La transformación no es solo del individuo, es del entorno, del hogar, desde una madriguera al planeta, pasando por una pieza y una casa. Parece que la identidad y la desidentidad se juega en todo eso. La vida en el hogar de los Samsa, por ejemplo, no es la misma desde que el hijo mayor se convierte en un insecto. Cambian los hábitos, el hábitat, hay tensión, incomunicación. En un momento del relato, la familia de Gregorio discute si sacar los muebles de su pieza para darle libertad de movimiento. La madre se niega, porque sería mostrarle que perdieron toda esperanza de mejoría: «Yo creo que lo mejor sería que intentásemos conservar la habitación en el mismo estado en que se encontraba antes, para que Gregorio, cuando regrese de nuevo con nosotros, encuentre todo tal cual como estaba y pueda olvidar más fácilmente este paréntesis de tiempo».


Cuando regrese, dice la madre; ¿pero no está ahí Gregorio o realmente su transformación equivale a haberse ido? Él, desde su pieza, oye la conversación y se pregunta: «¿Deseaba realmente permitir que transformasen la cálida habitación amueblada confortablemente, con mueble heredados de su familia, en una cueva en la que, efectivamente, podría arrastrase en todas direcciones sin obstáculo alguno, teniendo, sin embargo, como contrapartida, el olvidarse al mismo tiempo, rápidamente y por completo, de su pasado humano?».


Canetti, que se pasó la vida luchando contra la muerte, creía que el cambio, la transformación, es lo que nos da vida. Aunque también podríamos imaginar cada cambio como una pequeña muerte, un poco de olvido, hasta llegar al último, la última, cuando esta individualidad en devenir que soy deje de ser y se transforme vaya a saber uno en qué. Dicen que recién entonces, muerto, se define una identidad, el problema es que no tenemos cómo saberlo. A la espera de eso, parece que la pregunta es si queremos cambiar, transformarnos o preferimos permanecer idénticos. O qué queremos cambiar y qué conservar. Tal vez de eso se trata. Y de imaginar. De pensar. Ser y no ser.

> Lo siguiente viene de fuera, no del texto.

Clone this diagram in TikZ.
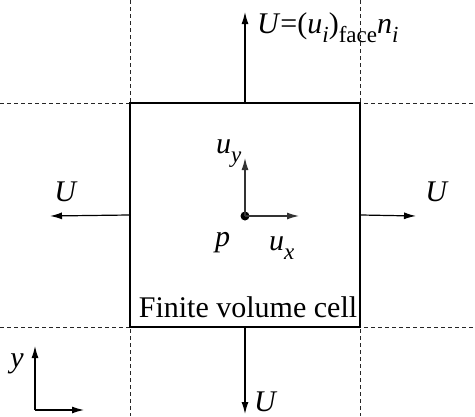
\documentclass[tikz,border=0pt]{standalone}
\usepackage{fontspec}
\setmainfont{Liberation Serif}
\usepackage{tikz}
\usetikzlibrary{arrows.meta,positioning,calc}
\newcommand{\vi}[1]{\textit{#1}}
\newcommand{\sbi}[1]{\raisebox{-0.3em}{\fontsize{23}{23}\selectfont #1}}

\begin{document}
\begin{tikzpicture}[x=1pt,y=-1pt,>={Latex[length=12pt,width=7pt]},
  gridline/.style={black!85,dash pattern=on 3.5pt off 3.5pt,line width=1pt},
  flux/.style={->,line width=1.2pt},
  every node/.style={font=\fontsize{30}{32}\selectfont,inner sep=0pt}]
\useasboundingbox (0,0) rectangle (475,416);
% neighbouring cell faces
\draw[gridline] (0,103) -- (475,103);
\draw[gridline] (0,327) -- (475,327);
\draw[gridline] (130,0) -- (130,416);
\draw[gridline] (360,0) -- (360,416);
\node[draw,line width=2.4pt,minimum width=230pt,minimum height=224pt] (cell) at (245,215) {};
\node[anchor=base] (name) at (248,317) {Finite volume cell};
% face fluxes
\coordinate (ntip) at (245,12);
\coordinate (stip) at (245,414);
\coordinate (wtip) at (50,216);
\coordinate (etip) at (416,216);
\draw[flux] (cell.north) -- (ntip);
\draw[flux] (cell.south) -- (stip);
\draw[flux] (cell.west) -- (wtip);
\draw[flux] (cell.east) -- (etip);
\node[anchor=base west] (nlab) at (257,33) {\vi{U}=(\vi{u}\sbi{\vi{i}})\sbi{face}\vi{n}\sbi{\vi{i}}};
\node[anchor=base west] (slab) at (254,411) {\vi{U}};
\node[anchor=base] (wlab) at (66,201) {\vi{U}};
\node[anchor=base] (elab) at (437,201) {\vi{U}};
% cell centre
\node[circle,fill,minimum size=9pt] (p) at (245,216) {};
\coordinate (uy) at (245,158);
\coordinate (ux) at (299,216);
\draw[flux,black!80] (p.center) -- (uy);
\draw[flux,black!80] (p.center) -- (ux);
\node[anchor=base west] (uylab) at (216,153) {\vi{u}\sbi{\vi{y}}};
\node[anchor=base west] (uxlab) at (269,250) {\vi{u}\sbi{\vi{x}}};
\node[anchor=base west] (plab) at (215,246) {\vi{p}};
% axes
\coordinate (o) at (35,410);
\coordinate (yax) at (35,346);
\coordinate (xax) at (84,410);
\draw[flux] (o) -- (yax);
\draw[flux] (o) -- (xax);
\node[anchor=base] (ylab) at (17,367) {\vi{y}};
\end{tikzpicture}
\end{document}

Te invito a completar esta oración: «Al despertar Emanuele Coccia una mañana, tras un sueño intranquilo, se encontró en su cama convertido en…».

Mariposa. Es lo más hermoso que puedo soñar: tener un cuerpo fino, tener unas alas más ligeras y bellas que cualquier cuadro que un ser humano haya podido pintar, más grandes que el resto de mi cuerpo. Vivir durante muy poco tiempo y pasar este tiempo volando y amando. Esa es la experiencia que le ocurre a cualquiera que empiece a pensar. Pensar siempre significa volar y amar. Pensar significa convertir nuestra mente en algo más parecido a una mariposa que a un ser humano.